Photos courtesy of Blue Origin Media
By Mary O’KEEFE
Blue Origin successfully completed New Shepard’s first human flight on Tuesday with four private citizens onboard. The crew included Jeff Bezos, Mark Bezos, Oliver Daemen and Wally Funk.
The Blue Origin program was founded by Jeff Bezos, who also founded Amazon. The New Shepard is a reusable rocket system designed to take astronauts and research payloads past the Kármán Line, the internationally recognized boundary of space.
Onboard was Wally Funk, 82, who was one of the Mercury 13 pilots who were, for a while, being groomed to go into space during the 1960s. All 13 pilots qualified for the astronaut training but were not allowed to go into space because they were women. The tests they took matched that of the Mercury and Apollo astronauts but their program was not sponsored by NASA, officially, but funded by Jaqueline “Jackie” Cochran, a pioneer woman pilot.

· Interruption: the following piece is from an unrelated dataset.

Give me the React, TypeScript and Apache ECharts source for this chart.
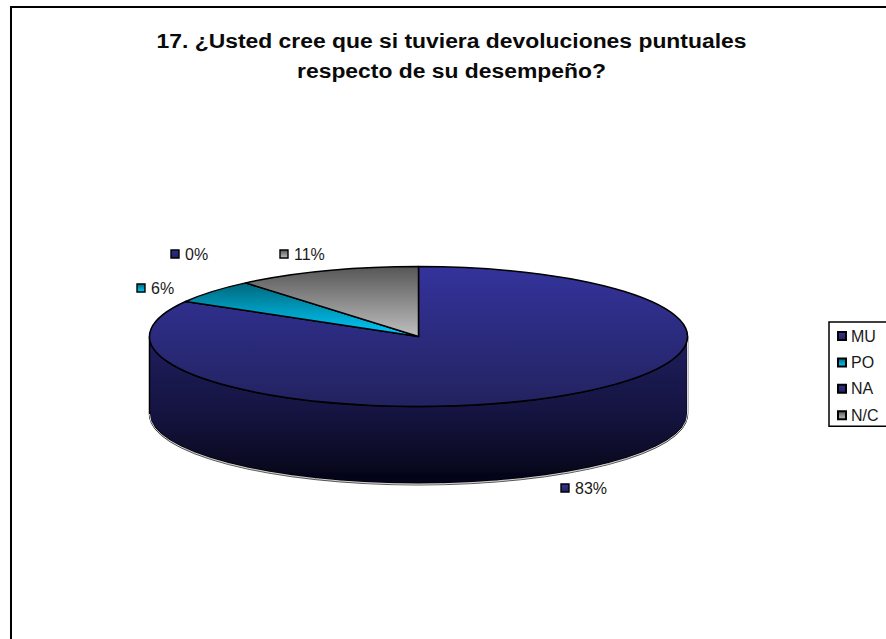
import React, { useEffect, useRef } from "react";
import * as echarts from "echarts";

const titleLines = [
  "17. ¿Usted cree que si tuviera devoluciones puntuales",
  "respecto de su desempeño?",
];
const categories = ["MU", "PO", "NA", "N/C"];
const counts = [15, 1, 0, 2];

const topColors = [
  ["#34339c", "#22225f"],
  ["#00687c", "#00ccff"],
  ["#2e2d8c", "#22225f"],
  ["#565656", "#c0c0c0"],
];
const labelAnchors = [
  [565, 488],
  [141, 288],
  [175, 254],
  [284, 254],
];

const PIE = { cx: 418.5, cy: 336.5, rx: 269, ry: 70, depth: 77 };
const FONT = "'Liberation Sans', Arial, sans-serif";

const grad = (a: string, b: string) =>
  new echarts.graphic.LinearGradient(0, 0, 0, 1, [
    { offset: 0, color: a },
    { offset: 1, color: b },
  ]);

const pt = (a: number, dy = 0) => [
  PIE.cx + PIE.rx * Math.sin(a),
  PIE.cy - PIE.ry * Math.cos(a) + dy,
];

const total = counts.reduce((s, v) => s + v, 0);

function makeRenderItem(idx: number) {
  return (_params: any, api: any) => {
    const value = api.value(0);
    const before = counts.slice(0, idx).reduce((s, v) => s + v, 0);
    const a0 = (before / total) * Math.PI * 2;
    const a1 = ((before + value) / total) * Math.PI * 2;
    const children: any[] = [];

    // front wall: the part of this slice's rim between 90° and 270°
    const f0 = Math.max(a0, Math.PI / 2);
    const f1 = Math.min(a1, (Math.PI * 3) / 2);
    if (f1 > f0) {
      const [x0, y0] = pt(f0);
      const [x1, y1] = pt(f1);
      const [bx0, by0] = pt(f0, PIE.depth);
      const [bx1, by1] = pt(f1, PIE.depth);
      const { rx, ry } = PIE;
      children.push({
        type: "path",
        shape: {
          pathData: `M${bx0} ${by0 + 1.5}A${rx} ${ry} 0 0 1 ${bx1} ${by1 + 1.5}`,
        },
        style: { fill: "none", stroke: "#555", lineWidth: 1 },
      });
      children.push({
        type: "path",
        shape: {
          pathData: `M${x0} ${y0}L${bx0} ${by0}A${rx} ${ry} 0 0 1 ${bx1} ${by1}L${x1} ${y1}A${rx} ${ry} 0 0 0 ${x0} ${y0}Z`,
        },
        style: {
          fill: new echarts.graphic.LinearGradient(0, 0, 0, 1, [
            { offset: 0, color: "#1f1e5e" },
            { offset: 0.55, color: "#14133f" },
            { offset: 0.92, color: "#08081c" },
            { offset: 0.93, color: "#03031a" },
            { offset: 1, color: "#03031a" },
          ]),
          stroke: "#000",
          lineWidth: 1.5,
        },
      });
      children.push({
        type: "path",
        shape: {
          pathData: `M${x0} ${y0 + 2}L${bx0} ${by0 + 0.5}A${rx} ${ry} 0 0 1 ${bx1} ${by1 + 0.5}`,
        },
        style: { fill: "none", stroke: "#d8d8d8", lineWidth: 1 },
      });
    }

    // top face
    if (a1 > a0) {
      const [sx, sy] = pt(a0);
      const [ex, ey] = pt(a1);
      const large = a1 - a0 > Math.PI ? 1 : 0;
      children.push({
        type: "path",
        shape: {
          pathData: `M${PIE.cx} ${PIE.cy}L${sx} ${sy}A${PIE.rx} ${PIE.ry} 0 ${large} 1 ${ex} ${ey}Z`,
        },
        style: {
          fill: grad(topColors[idx][0], topColors[idx][1]),
          stroke: "#000",
          lineWidth: 1.5,
          lineJoin: "round",
        },
      });
    }

    // value label with its square key
    const [lx, ly] = labelAnchors[idx];
    children.push({
      type: "rect",
      shape: { x: lx - 4, y: ly - 4, width: 8, height: 8 },
      style: {
        fill: grad(topColors[idx][0], topColors[idx][1]),
        stroke: "#000",
        lineWidth: 1.4,
      },
    });
    children.push({
      type: "text",
      style: {
        x: lx + 10,
        y: ly,
        text: `${Math.round((value / total) * 100)}%`,
        fill: "#1a1a1a",
        font: `16px ${FONT}`,
        verticalAlign: "middle",
      },
    });
    return { type: "group", children };
  };
}

export default function App() {
  const ref = useRef<HTMLDivElement>(null);
  useEffect(() => {
    document.body.style.margin = "0";
    document.body.style.overflow = "hidden";
    const chart = echarts.init(ref.current!, null, { renderer: "svg" });
    chart.setOption({
      animation: false,
      backgroundColor: "#fff",
      legend: {
        orient: "vertical",
        left: 829,
        top: 322,
        padding: [6, 30, 3, 8],
        itemGap: 10.4,
        itemWidth: 8,
        itemHeight: 8,
        icon: "rect",
        borderColor: "#000",
        borderWidth: 1.5,
        data: categories,
        textStyle: {
          fontFamily: FONT,
          fontSize: 16,
          color: "#1a1a1a",
        },
      },
      graphic: [
        {
          type: "rect",
          shape: { x: 11, y: 7, width: 1000, height: 1000 },
          style: { fill: "none", stroke: "#000", lineWidth: 2 },
          silent: true,
        },
        ...titleLines.map((text, i) => ({
          type: "text",
          x: 451.5,
          y: 41 + i * 30,
          scaleX: 1.09,
          style: {
            text,
            fill: "#0a0a0a",
            font: `bold 21px ${FONT}`,
            align: "center",
            verticalAlign: "middle",
          },
          silent: true,
        })),
      ],
      series: categories.map((name, i) => ({
        type: "custom",
        name,
        coordinateSystem: "none",
        renderItem: makeRenderItem(i),
        data: [[counts[i]]],
        itemStyle: {
          color: grad(topColors[i][0], topColors[i][1]),
          borderColor: "#000",
          borderWidth: 1.4,
        },
      })),
    });
    return () => chart.dispose();
  }, []);
  return <div ref={ref} style={{ width: 886, height: 639 }} />;
}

The Mercury 13 women did not get to space but most continued to fly and all promoted the idea of equality in the astronaut program.
After decades of waiting, Wally Funk finally got her chance to become an astronaut. During a post-flight press conference she thanked Jeff Bezos for giving her the chance.
“I have been waiting a long time finally getting up there,” she said.
Video of her experiencing weightlessness reflected her excitement.
And was it worth it?
“[It’s] fantastic,” she said. “Oh, I love it.”